Exercise description | Do not copy the pictures; transcribe all other material exactly.

Source excerpt |
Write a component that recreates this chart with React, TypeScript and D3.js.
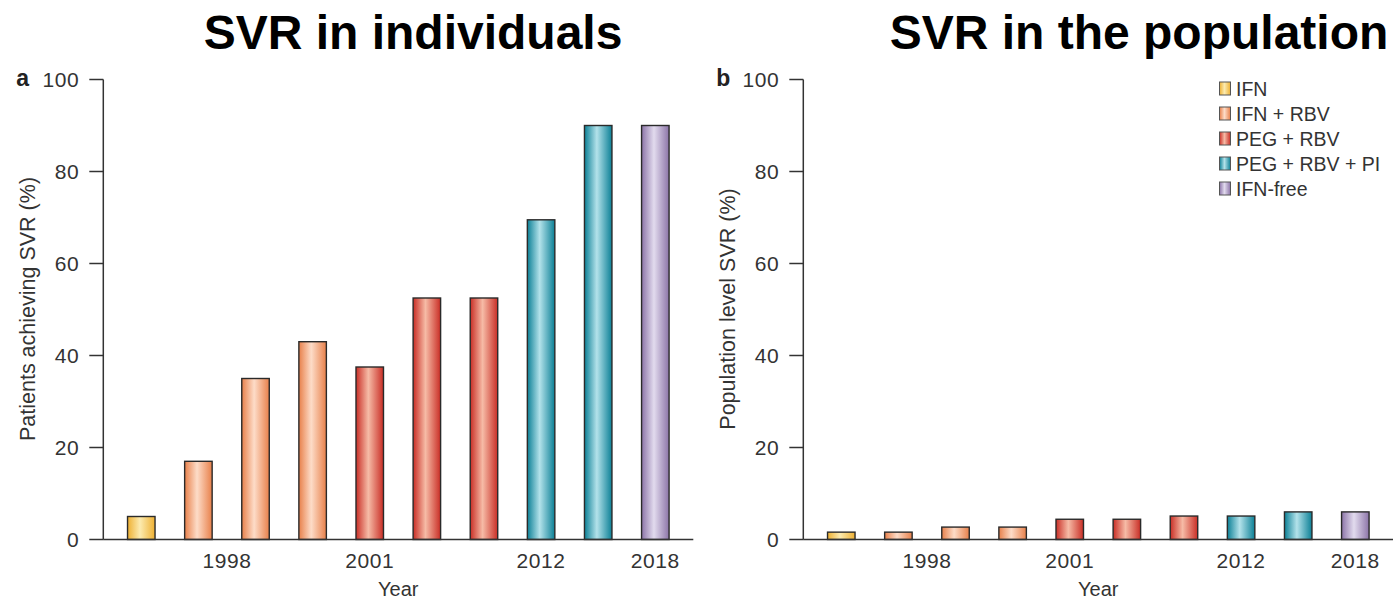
import React from "react";
import * as d3 from "d3";

const therapies = ["IFN", "IFN + RBV", "PEG + RBV", "PEG + RBV + PI", "IFN-free"];
const barTherapies = [
  "IFN", "IFN + RBV", "IFN + RBV", "IFN + RBV",
  "PEG + RBV", "PEG + RBV", "PEG + RBV",
  "PEG + RBV + PI", "PEG + RBV + PI", "IFN-free",
];
const individualSVR = [5, 17, 35, 43, 37.5, 52.5, 52.5, 69.5, 90, 90];
const populationSVR = [1.6, 1.6, 2.7, 2.7, 4.4, 4.4, 5.1, 5.1, 6, 6];
const yearLabels = ["1998", "2001", "2012", "2018"];
const yearLabelSlots = [1.5, 4, 7, 9];
const yTicks = [0, 20, 40, 60, 80, 100];

const therapyColors: Record<string, [string, string]> = {
  "IFN": ["#eeb032", "#fcebb0"],
  "IFN + RBV": ["#e8804a", "#fddcc8"],
  "PEG + RBV": ["#c92e26", "#f6bba6"],
  "PEG + RBV + PI": ["#0c8096", "#b3e2ea"],
  "IFN-free": ["#8c74a8", "#e2dbee"],
};

const FONT = "'Liberation Sans', Arial, sans-serif";
const TXT = "#333";

function gradId(t: string) {
  return "g" + therapies.indexOf(t);
}

function Panel({ x0, values, letter, yTitle }: { x0: number; values: number[]; letter: string; yTitle: string }) {
  const width = 590;
  const x = d3.scaleLinear().domain([-0.665, 9.665]).range([x0, x0 + width]);
  const y = d3.scaleLinear().domain([0, 100]).range([539.5, 79.5]);
  const bw = 27.5;
  return (
    <g>
      {values.map((v, i) => (
        <rect
          key={i}
          x={x(i) - bw / 2}
          y={y(v)}
          width={bw}
          height={y(0) - y(v)}
          fill={`url(#${gradId(barTherapies[i])})`}
          stroke="#2a2a2a"
          strokeWidth={1.4}
        />
      ))}
      <line x1={x0} x2={x0} y1={y(100)} y2={y(0)} stroke="#333" strokeWidth={1.5} />
      <line x1={x0} x2={x0 + width} y1={y(0)} y2={y(0)} stroke="#333" strokeWidth={1.5} />
      {yTicks.map((t) => (
        <g key={t}>
          <line x1={x0 - 14} x2={x0} y1={y(t)} y2={y(t)} stroke="#333" strokeWidth={1.5} />
          <text
            x={x0 - 24}
            y={y(t)}
            dy="0.36em"
            textAnchor="end"
            fontSize={21}
            letterSpacing={0.6}
            fill={TXT}
            fontFamily={FONT}
          >
            {t}
          </text>
        </g>
      ))}
      {yearLabels.map((l, i) => (
        <text
          key={l}
          x={x(yearLabelSlots[i])}
          y={568}
          textAnchor="middle"
          fontSize={21}
          letterSpacing={0.6}
          fill={TXT}
          fontFamily={FONT}
        >
          {l}
        </text>
      ))}
      <text x={x0 + width / 2} y={596} textAnchor="middle" fontSize={20} fill={TXT} fontFamily={FONT}>
        Year
      </text>
      <text
        transform={`translate(${x0 - 76},309) rotate(-90)`}
        textAnchor="middle"
        dy="0.36em"
        fontSize={21.5}
        fill={TXT}
        fontFamily={FONT}
      >
        {yTitle}
      </text>
      <text x={x0 - 87} y={86} fontSize={23} fontWeight="bold" fill="#222" fontFamily={FONT}>
        {letter}
      </text>
    </g>
  );
}

export default function App() {
  return (
    <svg
      width={1393}
      height={601}
      style={{ position: "absolute", left: 0, top: 0, background: "#fff" }}
    >
      <defs>
        {therapies.map((t) => (
          <linearGradient key={t} id={gradId(t)} x1="0" x2="1" y1="0" y2="0">
            <stop offset="0" stopColor={therapyColors[t][0]} />
            <stop offset="0.45" stopColor={therapyColors[t][1]} />
            <stop offset="1" stopColor={therapyColors[t][0]} />
          </linearGradient>
        ))}
      </defs>
      <text x={413} y={49} textAnchor="middle" fontSize={48} fontWeight="bold" fill="#000" fontFamily={FONT}>
        SVR in individuals
      </text>
      <text x={1139} y={49} textAnchor="middle" fontSize={48} fontWeight="bold" fill="#000" fontFamily={FONT}>
        SVR in the population
      </text>
      <Panel x0={103.3} values={individualSVR} letter="a" yTitle="Patients achieving SVR (%)" />
      <Panel x0={803.3} values={populationSVR} letter="b" yTitle="Population level SVR (%)" />
      <g>
        {therapies.map((t, i) => (
          <g key={t}>
            <rect
              x={1219.5}
              y={82 + i * 25}
              width={11}
              height={13}
              fill={`url(#${gradId(t)})`}
              stroke="#555"
              strokeWidth={1}
            />
            <text x={1236} y={82 + i * 25 + 6.5} dy="0.36em" fontSize={19.5} fill={TXT} fontFamily={FONT}>
              {t}
            </text>
          </g>
        ))}
      </g>
    </svg>
  );
}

Written response |
Write a component that recreates this chart with React, TypeScript and D3.js.
import React from "react";
import * as d3 from "d3";

const therapies = ["IFN", "IFN + RBV", "PEG + RBV", "PEG + RBV + PI", "IFN-free"];
const barTherapies = [
  "IFN", "IFN + RBV", "IFN + RBV", "IFN + RBV",
  "PEG + RBV", "PEG + RBV", "PEG + RBV",
  "PEG + RBV + PI", "PEG + RBV + PI", "IFN-free",
];
const individualSVR = [5, 17, 35, 43, 37.5, 52.5, 52.5, 69.5, 90, 90];
const populationSVR = [1.6, 1.6, 2.7, 2.7, 4.4, 4.4, 5.1, 5.1, 6, 6];
const yearLabels = ["1998", "2001", "2012", "2018"];
const yearLabelSlots = [1.5, 4, 7, 9];
const yTicks = [0, 20, 40, 60, 80, 100];

const therapyColors: Record<string, [string, string]> = {
  "IFN": ["#eeb032", "#fcebb0"],
  "IFN + RBV": ["#e8804a", "#fddcc8"],
  "PEG + RBV": ["#c92e26", "#f6bba6"],
  "PEG + RBV + PI": ["#0c8096", "#b3e2ea"],
  "IFN-free": ["#8c74a8", "#e2dbee"],
};

const FONT = "'Liberation Sans', Arial, sans-serif";
const TXT = "#333";

function gradId(t: string) {
  return "g" + therapies.indexOf(t);
}

function Panel({ x0, values, letter, yTitle }: { x0: number; values: number[]; letter: string; yTitle: string }) {
  const width = 590;
  const x = d3.scaleLinear().domain([-0.665, 9.665]).range([x0, x0 + width]);
  const y = d3.scaleLinear().domain([0, 100]).range([539.5, 79.5]);
  const bw = 27.5;
  return (
    <g>
      {values.map((v, i) => (
        <rect
          key={i}
          x={x(i) - bw / 2}
          y={y(v)}
          width={bw}
          height={y(0) - y(v)}
          fill={`url(#${gradId(barTherapies[i])})`}
          stroke="#2a2a2a"
          strokeWidth={1.4}
        />
      ))}
      <line x1={x0} x2={x0} y1={y(100)} y2={y(0)} stroke="#333" strokeWidth={1.5} />
      <line x1={x0} x2={x0 + width} y1={y(0)} y2={y(0)} stroke="#333" strokeWidth={1.5} />
      {yTicks.map((t) => (
        <g key={t}>
          <line x1={x0 - 14} x2={x0} y1={y(t)} y2={y(t)} stroke="#333" strokeWidth={1.5} />
          <text
            x={x0 - 24}
            y={y(t)}
            dy="0.36em"
            textAnchor="end"
            fontSize={21}
            letterSpacing={0.6}
            fill={TXT}
            fontFamily={FONT}
          >
            {t}
          </text>
        </g>
      ))}
      {yearLabels.map((l, i) => (
        <text
          key={l}
          x={x(yearLabelSlots[i])}
          y={568}
          textAnchor="middle"
          fontSize={21}
          letterSpacing={0.6}
          fill={TXT}
          fontFamily={FONT}
        >
          {l}
        </text>
      ))}
      <text x={x0 + width / 2} y={596} textAnchor="middle" fontSize={20} fill={TXT} fontFamily={FONT}>
        Year
      </text>
      <text
        transform={`translate(${x0 - 76},309) rotate(-90)`}
        textAnchor="middle"
        dy="0.36em"
        fontSize={21.5}
        fill={TXT}
        fontFamily={FONT}
      >
        {yTitle}
      </text>
      <text x={x0 - 87} y={86} fontSize={23} fontWeight="bold" fill="#222" fontFamily={FONT}>
        {letter}
      </text>
    </g>
  );
}

export default function App() {
  return (
    <svg
      width={1393}
      height={601}
      style={{ position: "absolute", left: 0, top: 0, background: "#fff" }}
    >
      <defs>
        {therapies.map((t) => (
          <linearGradient key={t} id={gradId(t)} x1="0" x2="1" y1="0" y2="0">
            <stop offset="0" stopColor={therapyColors[t][0]} />
            <stop offset="0.45" stopColor={therapyColors[t][1]} />
            <stop offset="1" stopColor={therapyColors[t][0]} />
          </linearGradient>
        ))}
      </defs>
      <text x={413} y={49} textAnchor="middle" fontSize={48} fontWeight="bold" fill="#000" fontFamily={FONT}>
        SVR in individuals
      </text>
      <text x={1139} y={49} textAnchor="middle" fontSize={48} fontWeight="bold" fill="#000" fontFamily={FONT}>
        SVR in the population
      </text>
      <Panel x0={103.3} values={individualSVR} letter="a" yTitle="Patients achieving SVR (%)" />
      <Panel x0={803.3} values={populationSVR} letter="b" yTitle="Population level SVR (%)" />
      <g>
        {therapies.map((t, i) => (
          <g key={t}>
            <rect
              x={1219.5}
              y={82 + i * 25}
              width={11}
              height={13}
              fill={`url(#${gradId(t)})`}
              stroke="#555"
              strokeWidth={1}
            />
            <text x={1236} y={82 + i * 25 + 6.5} dy="0.36em" fontSize={19.5} fill={TXT} fontFamily={FONT}>
              {t}
            </text>
          </g>
        ))}
      </g>
    </svg>
  );
}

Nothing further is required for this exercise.